Ray he had seen, more than once, over the wandering weekend; but each time he had come in—never for more than a moment, only for long enough to show that at least he could do this, enter his own house without flinching—Ray had tried to waylay him, to cajole him into conversation. From Ray too, from this brother who could not conceal the satisfaction of the man proven r
ight, he had fled.
Finally, as it had to, it wore itself out. Ever since the fight with Mel he had been cringing like a child away from a confrontation of his situation. But neither booze nor NoDoz pills, swallowed during his dull miserable drifting from bar to gas station to bar, to phone the hospital or the doctor, could obliterate the memory of what he had done to someone he once had loved. Mel, blood streaming from his nose onto his neck and the floor beneath his battered head, one eye smashed closed, the other rolling about horribly like an agate or a ball of quicksilver, unrecognizable and recognizing nothing. He had repeated it to himself so many times that, while losing none of its truth, it had become boring, as even cancer can become boring for its moaning victim and those who love him: I would have killed him if they hadn’t pulled me off him.
Supposing a palmist, or even someone who knew not just the lines of his hand but the metallic grinding of his teeth in his sleep, had predicted to him: Ralph Land, someday you will try to kill your own brother with your own hands, and the memory of it will haunt you. He would have laughed aloud. There were times when men had to die violently. He knew that, he had been in a war. He had fired at distant fleeing figures stumbling through the snow, but that had never troubled his nights afterward, any more than does the memory of a maddeningly painful illness that has run its course. After all, if it were otherwise, the world would be one vast congress of hysterics, unable to screw their wives or to make a living because their endless nightmares persisted through their waking lives as well. Then why was he so horribly certain that the vision of Mel bleeding beneath him would never fade, not as long as he lived?

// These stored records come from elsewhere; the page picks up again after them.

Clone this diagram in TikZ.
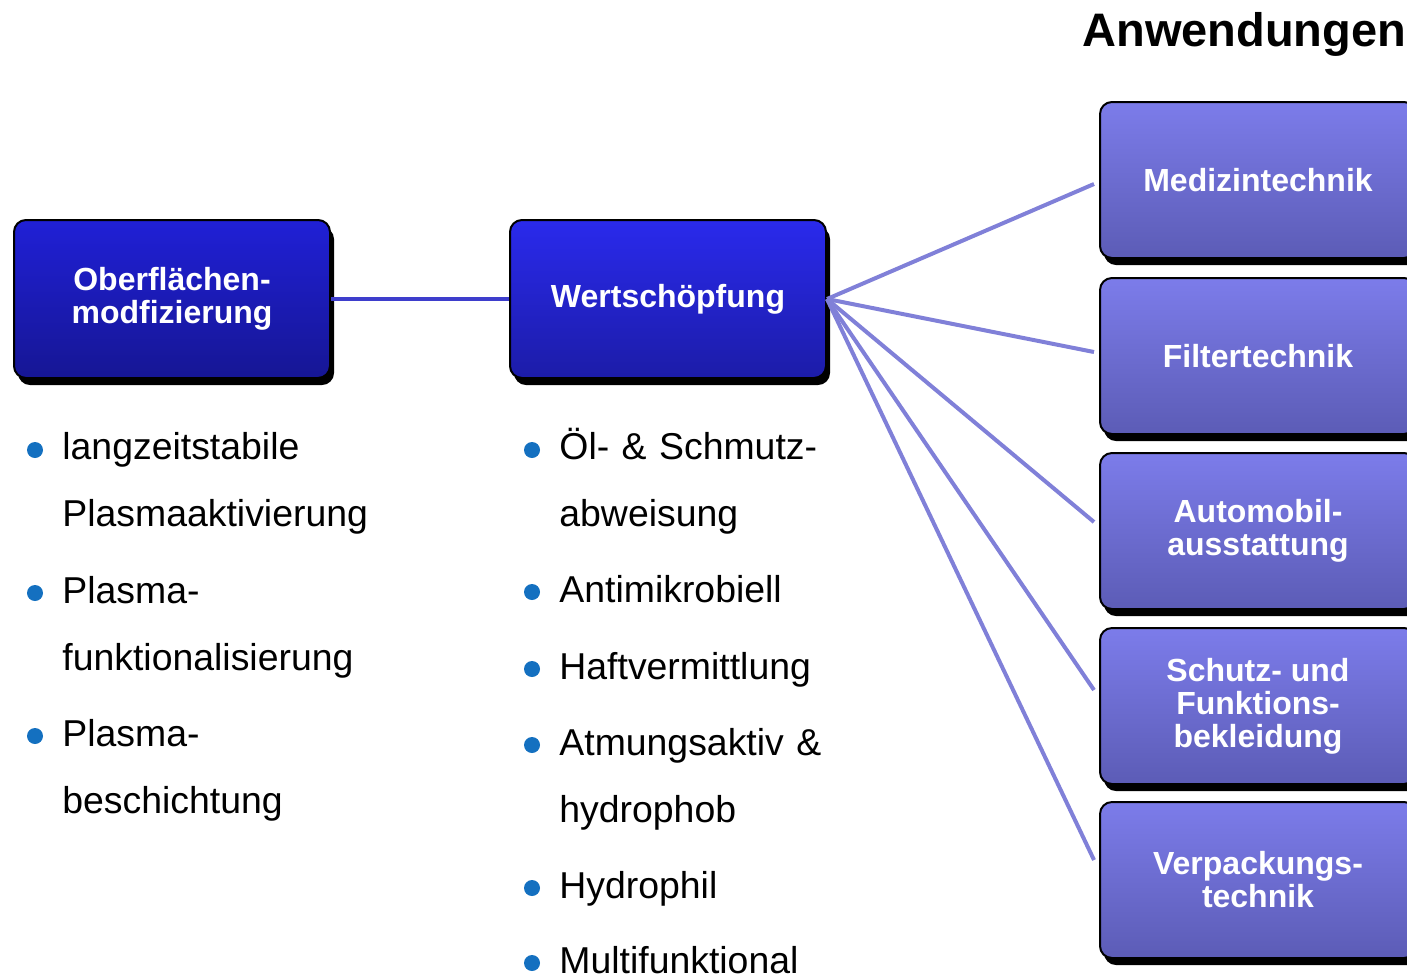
\documentclass[tikz,border=0pt]{standalone}
\usepackage{fontspec}
\setmainfont{Liberation Sans}
\usetikzlibrary{positioning, shadows}

\definecolor{leftTop}{RGB}{32,32,214}
\definecolor{leftBot}{RGB}{22,22,148}
\definecolor{midTop}{RGB}{42,42,236}
\definecolor{midBot}{RGB}{28,28,168}
\definecolor{appTop}{RGB}{124,124,234}
\definecolor{appBot}{RGB}{92,92,182}
\definecolor{linkBlue}{RGB}{62,62,204}
\definecolor{fanBlue}{RGB}{128,128,216}
\definecolor{dotBlue}{RGB}{20,112,192}

\begin{document}
\begin{tikzpicture}[
    x=0.5pt, y=-0.5pt,
    box/.style={draw=black, line width=1pt, rounded corners=6pt, minimum width=158pt, minimum height=79pt,
        inner sep=0pt, align=center, text=white, font=\bfseries\fontsize{16}{16.5}\selectfont,
        drop shadow={shadow xshift=2pt, shadow yshift=-3.5pt, fill=black, opacity=1}},
    leftbox/.style={box, top color=leftTop, bottom color=leftBot},
    midbox/.style={box, top color=midTop, bottom color=midBot},
    appbox/.style={box, minimum height=78pt, top color=appTop, bottom color=appBot},
    link/.style={line width=2pt, linkBlue},
    fan/.style={line width=2pt, fanBlue},
    dot/.style={circle, fill=dotBlue, inner sep=0pt, minimum size=8pt},
    item/.style={anchor=base west, inner sep=0pt, text width=220pt, align=left, font=\fontsize{18.7}{33.5}\selectfont},
    title/.style={anchor=base west, inner sep=0pt, font=\bfseries\fontsize{23.5}{28}\selectfont},
]
\useasboundingbox (0,0) rectangle (1407,976);

\node[title] (anw) at (1082,46) {Anwendungen};

% main boxes
\node[leftbox] (ober) at (172,299) {Oberfl\"achen-\\modfizierung};
\node[midbox] (wert) at (668,299) {Wertsch\"opfung};

% applications
\node[appbox] (med) at (1258,180) {Medizintechnik};
\node[appbox] (filt) at (1258,356) {Filtertechnik};
\node[appbox] (auto) at (1258,531) {Automobil-\\ausstattung};
\node[appbox] (schutz) at (1258,706) {Schutz- und\\Funktions-\\bekleidung};
\node[appbox] (verp) at (1258,880) {Verpackungs-\\technik};

\draw[link] (ober) -- (wert);
\draw[fan] (wert.east) -- ([xshift=-2.5pt, yshift=-2pt]med.west);
\draw[fan] (wert.east) -- ([xshift=-2.5pt, yshift=2pt]filt.west);
\draw[fan] (wert.east) -- ([xshift=-2.5pt, yshift=4.5pt]auto.west);
\draw[fan] (wert.east) -- ([xshift=-2.5pt, yshift=8pt]schutz.west);
\draw[fan] (wert.east) -- ([xshift=-2.5pt, yshift=10pt]verp.west);

% left list
\node[dot] (dl1) at (35,450) {};
\node[item] (tl1) at (62,459) {langzeitstabile\\Plasmaaktivierung};
\node[dot] (dl2) at (35,593) {};
\node[item] (tl2) at (62,603) {Plasma-\\funktionalisierung};
\node[dot] (dl3) at (35,736) {};
\node[item] (tl3) at (62,746) {Plasma-\\beschichtung};

% middle list
\node[dot] (dm1) at (532,450) {};
\node[item] (tm1) at (559,459) {\"Ol- \& Schmutz-\\abweisung};
\node[dot] (dm2) at (532,592) {};
\node[item] (tm2) at (559,602) {Antimikrobiell};
\node[dot] (dm3) at (532,669) {};
\node[item] (tm3) at (559,679) {Haftvermittlung};
\node[dot] (dm4) at (532,745) {};
\node[item] (tm4) at (559,755) {Atmungsaktiv \&\\hydrophob};
\node[dot] (dm5) at (532,888) {};
\node[item] (tm5) at (559,898) {Hydrophil};
\node[dot] (dm6) at (532,963) {};
\node[item] (tm6) at (559,973) {Multifunktional};

\end{tikzpicture}
\end{document}
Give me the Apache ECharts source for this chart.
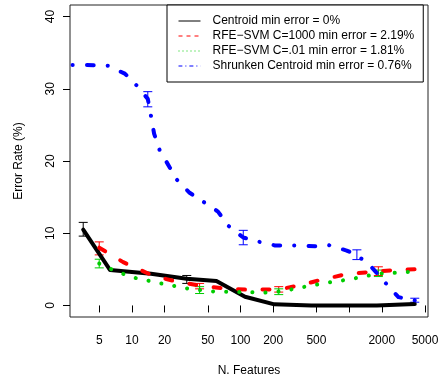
<!DOCTYPE html>
<html>
<head>
<meta charset="utf-8">
<script src="https://cdn.jsdelivr.net/npm/echarts@6/dist/echarts.min.js"></script>
<style>
  html, body { margin: 0; padding: 0; background: #fff; }
  #chart { width: 443px; height: 379px; }
</style>
</head>
<body>
<div id="chart"></div>
<script>
// values (x = number of features, y = error rate %)
const centroidX = [3.56, 6.3, 15, 32, 60, 110, 205, 450, 1800, 4026];
const centroidY = [10.5, 4.9, 4.4, 3.7, 3.4, 1.2, 0.15, 0, 0, 0.2];

const svm1000X = [5, 8.3, 15.7, 25, 42, 70, 110, 225, 350, 540, 920, 1600, 2650, 4026];
const svm1000Y = [8.0, 6.0, 4.1, 3.35, 2.75, 2.35, 2.2, 2.2, 2.8, 3.5, 4.3, 4.65, 4.9, 5.0];

const svm01X = [5, 6.5, 10, 20, 35, 60, 120, 160, 240, 350, 600, 1000, 1860, 2500, 4026];
const svm01Y = [5.8, 5.0, 3.9, 2.95, 2.25, 1.9, 1.85, 1.75, 1.95, 2.45, 3.1, 3.6, 4.4, 4.5, 4.7];

const shrunkX = [2, 3.56, 6, 8.6, 11, 14, 15, 16, 18, 26, 34, 45, 62, 77, 106, 150, 208, 300, 500, 650, 950, 1180, 1600, 2200, 2850, 4026];
const shrunkY = [33.3, 33.3, 33.2, 32.1, 30.5, 28.6, 26.2, 23.8, 21.5, 17.4, 15.6, 14.4, 13.0, 11.05, 9.4, 8.8, 8.3, 8.3, 8.2, 8.35, 7.6, 7.0, 5.35, 3.0, 1.15, 0.7];

// error bars: [x, low, high]
const centroidErr = [[3.56, 9.6, 11.5], [32, 3.05, 4.15]];
const svm1000Err = [[5, 7.0, 8.8], [42, 2.3, 3.05], [225, 1.85, 2.6], [1860, 4.15, 5.35]];
const svm01Err = [[5, 5.2, 6.4], [42, 1.65, 2.6], [225, 1.5, 2.3], [1860, 4.0, 4.9]];
const shrunkErr = [[14, 27.5, 29.6], [106, 8.4, 10.4], [1180, 6.35, 7.7], [4026, 0.45, 1.0]];

const xTicks = [5, 10, 20, 50, 100, 200, 500, 1000, 2000, 5000];
const xLabels = [5, 10, 20, 50, 100, 200, 500, 2000, 5000];
const yTicks = [0, 10, 20, 30, 40];

const names = [
  'Centroid min error = 0%',
  'RFE\u2212SVM C=1000 min error = 2.19%',
  'RFE\u2212SVM C=.01 min error = 1.81%',
  'Shrunken Centroid min error = 0.76%'
];
const colors = ['#000000', '#ff0000', '#00cd00', '#0000ff'];

const font = 'Liberation Sans, Arial, sans-serif';
const zip = (xs, ys) => xs.map((x, i) => [x, ys[i]]);

function errorBar(params, api) {
  const x = api.value(0);
  const lo = api.coord([x, api.value(1)]);
  const hi = api.coord([x, api.value(2)]);
  const h = 4.5;
  const style = { stroke: api.visual('color'), lineWidth: 1 };
  return {
    type: 'group',
    children: [
      { type: 'line', shape: { x1: lo[0], y1: lo[1], x2: hi[0], y2: hi[1] }, style },
      { type: 'line', shape: { x1: lo[0] - h, y1: lo[1], x2: lo[0] + h, y2: lo[1] }, style },
      { type: 'line', shape: { x1: hi[0] - h, y1: hi[1], x2: hi[0] + h, y2: hi[1] }, style }
    ]
  };
}

const lineSeries = (i, data, type, offset) => ({
  name: names[i],
  type: 'line',
  data: data,
  symbol: 'none',
  color: colors[i],
  clip: true,
  animation: false,
  lineStyle: { color: colors[i], width: 4, type: type, dashOffset: offset || 0, cap: 'round', join: 'round' }
});

const errSeries = (i, data) => ({
  name: 'err' + i,
  type: 'custom',
  data: data,
  color: colors[i],
  encode: { x: 0, y: [1, 2] },
  renderItem: errorBar,
  animation: false,
  silent: true
});

const legendLine = (i, type) => ({
  name: names[i],
  itemStyle: { opacity: 0 },
  lineStyle: { color: colors[i], width: 1, type: type, cap: 'butt' }
});

const chart = echarts.init(document.getElementById('chart'));
chart.setOption({
  animation: false,
  textStyle: { fontFamily: font },
  grid: {
    left: 70, right: 15, top: 5, bottom: 62,
    containLabel: false,
    outerBoundsMode: 'none',
    show: true, borderColor: '#222', borderWidth: 1, backgroundColor: 'transparent'
  },
  legend: {
    orient: 'vertical',
    left: 167, top: 5,
    padding: [10, 9, 10, 11],
    itemWidth: 22, itemHeight: 10, itemGap: 3,
    borderColor: '#000', borderWidth: 1, borderRadius: 0,
    backgroundColor: '#fff',
    textStyle: { fontFamily: font, fontSize: 12, color: '#000', padding: [0, 0, 0, 7], lineHeight: 12 },
    data: [
      legendLine(0, 'solid'),
      legendLine(1, [4, 4]),
      legendLine(2, [1, 3]),
      legendLine(3, [1, 3, 4, 3])
    ]
  },
  xAxis: {
    type: 'log',
    logBase: 10,
    min: 2.69,
    max: 5330,
    name: 'N. Features',
    nameLocation: 'middle',
    nameGap: 48,
    nameTextStyle: { fontFamily: font, fontSize: 12, color: '#000' },
    axisLine: { show: false },
    axisTick: { show: true, inside: false, length: 7, customValues: xTicks, lineStyle: { color: '#000' } },
    axisLabel: { show: true, customValues: xLabels, margin: 18, fontSize: 12, color: '#000', fontFamily: font,
      formatter: v => String(Math.round(v)) },
    splitLine: { show: false },
    minorTick: { show: false }
  },
  yAxis: {
    type: 'value',
    min: -1.6,
    max: 41.6,
    name: 'Error Rate (%)',
    nameLocation: 'middle',
    nameGap: 45,
    nameTextStyle: { fontFamily: font, fontSize: 12, color: '#000' },
    axisLine: { show: false },
    axisTick: { show: true, inside: false, length: 7, customValues: yTicks, lineStyle: { color: '#000' } },
    axisLabel: { show: true, customValues: yTicks, rotate: 90, margin: 13, fontSize: 12, color: '#000', fontFamily: font },
    splitLine: { show: false }
  },
  series: [
    lineSeries(0, zip(centroidX, centroidY), 'solid'),
    lineSeries(1, zip(svm1000X, svm1000Y), [7, 17.5]),
    lineSeries(2, zip(svm01X, svm01Y), [0.1, 13]),
    lineSeries(3, zip(shrunkX, shrunkY), [6.7, 14, 0.1, 14.3], 4.13),
    errSeries(0, centroidErr),
    errSeries(1, svm1000Err),
    errSeries(2, svm01Err),
    errSeries(3, shrunkErr)
  ]
});
</script>
</body>
</html>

Was it because of the physical pain he had inflicted, the capacity for behaving as Cain that he had suddenly demonstrated, or the bloody ineradicable proof in the deed itself that he was as much a creature of his glands as the most wretched death camp sadist? No matter why. Worse than a war, worse than a wasting disease, it weighed on him, this crushing memory which he would never find the means to lift from him, any more than Mel had been able to summon the strength to push him from his chest.